When does (Riemann) regularization work? I've seen the Wikipedia articles on how to sum $1+1+1+1+\cdots=-1/2$ or $1+2+3+4+\cdots=-1/12$.
Is there a theory behind it or is it a random trick? It basically uses analytic continuation of the Riemann zeta?
The article says it may be  used in physical applications. So I wonder, what are the conditions that this type of regularization will give me a useful and consistent result?
There are other series which can be summed differently: $1+2+4+8+\dots=-1$. Is it possible to obtain the same result with Riemann regularization? Are different type of regularizations giving the same results (if they exist)? If not, how can I know which one will work for my (physical?) calculation?
 A: One of the keys is surely, that any method of summation must be consistent with the results of a conventional sum, if the summation-method is applied to convergent sums/series. I find it fairly obvious (but in case a source in the literature is sought, for instance, Konrad Knopp explained it in his monography on infinite series:) "it must be made clear, what the symbol 1+2+3+4+... really means"; first thing we must do is to find/define an expression for each term in the sum relative to its index. Otherwise 1+1+1+1+... and 1+0+1+0+1+0+... cannot be distinguished of each other. In the geometric series with the base q we have the general term $q^k$ dependend on its index k, in the zeta-series we have the general term as $k^{-s}$ with the fixed exponent s and so on.       
So we should first write $s(p)=\sum_{k=1}^\infty a(k,p) $ and define a dependend on k and possibly on another external parameter p to have a description of the general term. 
After that we might either find     


*

*telescoping effects: subsequently following terms cancel (possibly only partially) and the whole expression reduces then to a finite sum      

*continuous intervals for some parameter p, for which $s(p)$ is a convergent series with a closed form expression $g(p)$ dependend on that parameter, where it might be consistent to extend $g(p)$ also for the cases, where the series $s(p)$ would be divergent 
and so on.      

*$\cdots$      


In the latter case it might happen, that we find such an extension and it seems to be a sensical re-expression, but it is found later, that there is also another reformulation, for instance as a sum with a telescoping effect, which reduces then to another value of the (originally divergent) sum. Then that found summation/regularization must be revised - and in general sthis is still a field of open research.

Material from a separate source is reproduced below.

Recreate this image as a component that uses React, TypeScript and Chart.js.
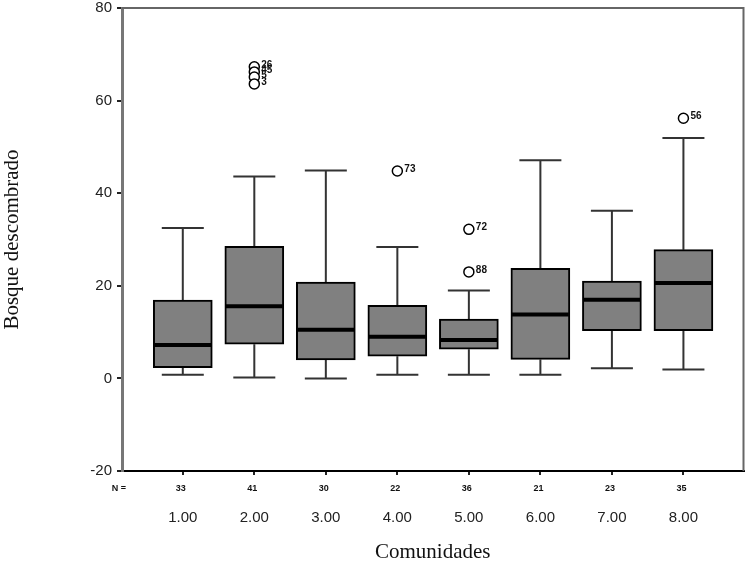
import React, { useEffect, useRef } from "react";
import { Chart, registerables } from "chart.js";

Chart.register(...registerables);

const categories = ["1.00", "2.00", "3.00", "4.00", "5.00", "6.00", "7.00", "8.00"];
const nValues = [33, 41, 30, 22, 36, 21, 23, 35];
const whiskerLow = [0.8, 0.2, 0, 0.8, 0.8, 0.8, 2.2, 1.9];
const q1 = [2.3, 7.4, 4.0, 4.8, 6.3, 4.1, 10.3, 10.3];
const median = [7.2, 15.6, 10.5, 9.0, 8.3, 13.8, 17.0, 20.6];
const q3 = [16.9, 28.5, 20.8, 15.8, 12.8, 23.8, 21.0, 27.8];
const whiskerHigh = [32.5, 43.6, 44.9, 28.4, 19.0, 47.1, 36.2, 51.9];

const outlierGroup = [2, 2, 2, 2, 4, 5, 5, 8];
const outlierValue = [67.3, 66.2, 65.1, 63.6, 44.8, 32.2, 23.0, 56.2];
const outlierLabel = ["26", "45", "5", "3", "73", "72", "88", "56"];

const yMin = -20;
const yMax = 80;
const yStep = 20;

const boxExtras = {
  id: "boxExtras",
  beforeDatasetsDraw(chart: any) {
    const { ctx } = chart;
    const xs = chart.scales.x;
    const ys = chart.scales.y;
    ctx.save();
    ctx.strokeStyle = "#333";
    ctx.lineWidth = 2;
    categories.forEach((_, i) => {
      const x = xs.getPixelForValue(i + 1);
      const yl = ys.getPixelForValue(whiskerLow[i]);
      const yh = ys.getPixelForValue(whiskerHigh[i]);
      const y1 = ys.getPixelForValue(q1[i]);
      const y3 = ys.getPixelForValue(q3[i]);
      ctx.beginPath();
      ctx.moveTo(x, yh);
      ctx.lineTo(x, y3);
      ctx.moveTo(x, y1);
      ctx.lineTo(x, yl);
      ctx.moveTo(x - 21, yh);
      ctx.lineTo(x + 21, yh);
      ctx.moveTo(x - 21, yl);
      ctx.lineTo(x + 21, yl);
      ctx.stroke();
    });
    ctx.restore();
  },
  afterDatasetsDraw(chart: any) {
    const { ctx, chartArea } = chart;
    const xs = chart.scales.x;
    const ys = chart.scales.y;
    ctx.save();
    // medians
    ctx.strokeStyle = "#000";
    ctx.lineWidth = 4;
    categories.forEach((_, i) => {
      const x = xs.getPixelForValue(i + 1);
      const ym = ys.getPixelForValue(median[i]);
      ctx.beginPath();
      ctx.moveTo(x - 28.5, ym);
      ctx.lineTo(x + 28.5, ym);
      ctx.stroke();
    });
    // outlier labels
    ctx.fillStyle = "#111";
    ctx.font = "bold 10px 'Liberation Sans', Arial, sans-serif";
    ctx.textAlign = "left";
    ctx.textBaseline = "middle";
    outlierLabel.forEach((lab, i) => {
      const x = xs.getPixelForValue(outlierGroup[i]);
      const y = ys.getPixelForValue(outlierValue[i]);
      ctx.fillText(lab, x + 7, y - 2);
    });
    // N row
    ctx.textAlign = "center";
    ctx.font = "bold 9px 'Liberation Sans', Arial, sans-serif";
    nValues.forEach((n, i) => {
      const x = xs.getPixelForValue(i + 1);
      ctx.fillText(String(n), x - 2, 489);
    });
    ctx.fillText("N =", 119, 489);
    // frame top and right
    ctx.strokeStyle = "#666";
    ctx.lineWidth = 2;
    ctx.beginPath();
    ctx.moveTo(chartArea.left, chartArea.top);
    ctx.lineTo(chartArea.right, chartArea.top);
    ctx.lineTo(chartArea.right, chartArea.bottom);
    ctx.stroke();
    ctx.restore();
  },
};

export default function App() {
  const ref = useRef<HTMLCanvasElement | null>(null);
  useEffect(() => {
    document.body.style.margin = "0";
    const canvas = ref.current;
    if (!canvas) return;
    const chart = new Chart(canvas, {
      type: "bar",
      data: {
        datasets: [
          {
            type: "bar",
            data: categories.map((_, i) => ({ x: i + 1, y: [q1[i], q3[i]] })) as any,
            backgroundColor: "#808080",
            borderColor: "#000",
            borderWidth: 2,
            borderSkipped: false,
            barThickness: 59,
          } as any,
          {
            type: "scatter",
            data: outlierValue.map((v, i) => ({ x: outlierGroup[i], y: v })),
            pointStyle: "circle",
            pointRadius: 5,
            pointBackgroundColor: "#fff",
            pointBorderColor: "#000",
            pointBorderWidth: 1.5,
            showLine: false,
          } as any,
        ],
      },
      options: {
        responsive: false,
        animation: false,
        events: [],
        layout: { padding: { top: 8, right: 3, left: 0, bottom: 0 } },
        plugins: {
          legend: { display: false },
          tooltip: { enabled: false },
        },
        scales: {
          x: {
            type: "linear",
            min: 0.15,
            max: 8.84,
            offset: false,
            afterBuildTicks: (s: any) => {
              s.ticks = categories.map((_, i) => ({ value: i + 1 }));
            },
            afterFit: (s: any) => {
              s.height = 96;
              s.paddingLeft = 0;
              s.paddingRight = 0;
            },
            ticks: {
              autoSkip: false,
              maxRotation: 0,
              padding: 34,
              color: "#222",
              font: { family: "'Liberation Sans', Arial, sans-serif", size: 15 },
              callback: (v: any) => categories[Math.round(Number(v)) - 1] ?? "",
            },
            grid: {
              offset: false,
              drawOnChartArea: false,
              tickLength: 4,
              color: "#222",
              lineWidth: 2,
            },
            border: { color: "#000", width: 2 },
            title: {
              display: true,
              text: "Comunidades",
              color: "#111",
              font: { family: "'Liberation Serif', 'Times New Roman', serif", size: 21, weight: "normal" },
              padding: { top: 0, bottom: 2 },
            },
          } as any,
          y: {
            type: "linear",
            min: yMin,
            max: yMax,
            afterFit: (s: any) => {
              s.width = 122;
              s.paddingTop = 0;
              s.paddingBottom = 0;
            },
            ticks: {
              stepSize: yStep,
              padding: 5,
              color: "#222",
              font: { family: "'Liberation Sans', Arial, sans-serif", size: 15 },
            },
            grid: {
              drawOnChartArea: false,
              tickLength: 5,
              color: "#222",
              lineWidth: 2,
            },
            border: { color: "#777", width: 3 },
            title: {
              display: true,
              text: "Bosque descombrado",
              color: "#111",
              font: { family: "'Liberation Serif', 'Times New Roman', serif", size: 21, weight: "normal" },
              padding: { top: 0, bottom: 0 },
            },
          } as any,
        },
      },
      plugins: [boxExtras],
    });
    return () => chart.destroy();
  }, []);
  return (
    <div style={{ position: "absolute", left: 0, top: 0, width: 750, height: 567 }}>
      <canvas ref={ref} width={750} height={567} style={{ width: 750, height: 567 }} />
    </div>
  );
}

There are accepted summation-procedures even for complete classes of infinite series - accessible for instance by Abel,- Cesaro-, Euler-, Borel-, Ramanujan-summation, to name only the classical ones; but there are arbitrarily many series for which we do not have an accepted summation-procedure.
L. Euler's zeta-"regularisation" for instance used that
$$s(p) = \sum_{k=1}^\infty k^p  $$
can seemingly be written as 
$$\sum_{k=1}^\infty (-1)^k k^p +2\cdot \sum_{k=1}^\infty  (2k)^p$$
and then
$$\sum_{k=1}^\infty (-1)^k k^p +2\cdot  2^p \cdot \sum_{k=1}^\infty  k^p $$
and then $$ s(p) = t(p) + 2 \cdot 2^p \cdot s(p)$$
 $$ s(p)(1-2 \cdot 2^p) = t(p)$$
 $$ s(p) = {t(p) \over (1-2 \cdot 2^p)} $$
where t(p) can approximated for a wider range of the parameter p. But that this works in general depended on, that there is a) a continuous range for the parameter p where this is convergent (and allows the same simplification/reformulation) and b) this range can be continuously extended preserving the meaningfulness of finite values for the $s(p)$ .
A: These ridiculous-seeming summations are more a random trick than anything else, but they carry an important lesson.  The lesson is that it doesn't always make sense to write $a_0 + a_1 + a_2 + \cdots$ and treat this sum as if it had an actual value.  So these ideas are used to teach students that infinite sums don't always exist, or don't always make sense.  They're not generally re-visited after first-year analysis class.